Can this message this message be good news for postmodernists – identifying as it does with their questions but offering different answers?  Chapter 9 wrestles further with that issue, contending that an ethic which at times may superficially appear absolutistic and other-worldly, is in fact an “intimately relational ethic” and a “narrative ethic” grounded in the biblical story of creation and renewal of fully embodied life.

March 15, 2008

Patriotism, Sports, and the Imperialization of Early Christian Imagery

From "The Private Art of Early Christians" by Peter Brown (New York Review of Books, 20 March 2008, 49-53), which describes the exhibition "Picturing the Bible: The Earliest Christian Art" at the Kimbell Art Museum in Fort Worth, Texas:

...[O]ne of the revelations of the catacombs is the extent to which Christians participated, with little sense of incongruity, in the one feature of urban life which their clergy had always condemned as irremediably profane. They frequently went to the games at the Circus Maximus and in the Colosseum.... In the fourth century, Christians were pulled into those moments of high excitement. Grooms and their circus horses appear on many Christian tombs....

We must always remember that fourth-century Christians went to the games not because they were incurably frivolous. The opposite was true. They went because they were patriots. In Rome, the games had always been the emperor's games. They were now laid on by Christian emperors. For a Christian to attend them was a gesture of loyalty. It was on the crowded seats of the Circus Maximus, surrounded by their fellow members of the proud Roman people, that the average Roman—Christian, Jew, or pagan—would have felt, at high moments of procession, that they were truly "One Nation under God." They did not necessarily feel this as intensely in the churches. Indeed, none other than Pope Leo I (440–461) was shocked to learn that many members of his congregation believed that it was the circus games, still celebrated with due pomp and ceremony, and not the supernatural protection of Saints Peter and Paul that had kept Rome safe in an age of barbarian invasion....

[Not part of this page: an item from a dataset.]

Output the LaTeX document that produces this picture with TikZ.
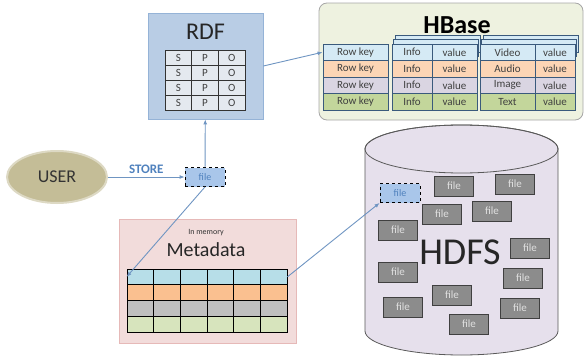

It is well known that in 312, the year of his conversion, the emperor Constantine hit on the chi-rho monogram as his own very special image of power. He was convinced that he had seen a vision of the Cross in the sky. But what he promoted for use in his army, as a standard and an emblem on shields, was this "logo" of Christ that was deemed all the more powerful for being a little mysterious, although any Christian would have recognized what it meant. It had brought Constantine's troops victory outside Rome. It continued to do so in a series of bloodthirsty civil wars that probably killed more Roman professional soldiers, in the conflicting armies, than ever perished at the hands of barbarians. Thus the peace of the Church and the subsequent Christianizing of the Roman world were ushered in under the protection of a symbol of good fortune and victory that had as little to do with the Bible (except, of course, for its play on the name of Christ) as a circus horse.

In a masterly contribution, Johannes Deckers spells out the implications of Constantine's decision. In architecture, in coinage, in large-scale representations as in small, we can follow Constantine and his successors as they groped toward forms of visual expression that seemed to be worthy of the emperors' new god: "Christ had to be of imperial stature."...

Two rooms later, in the last part of the exhibition, we see the ultimate symbol of Christ's power at its fullest development—a fragment of the Cross itself placed in a cross of gold studded with gems, given to Rome by the emperor Justin II sometime between 568 and 574 [pictured above].... Glowing in the dark with barbaric splendor, this was still a Cross of victory. As the inscription made clear, this was the Cross on which Christ had "subdued [death] the enemy of mankind." It was also a Cross calculated to keep human enemies (of which there were all too many by that time) away from the walls of Rome.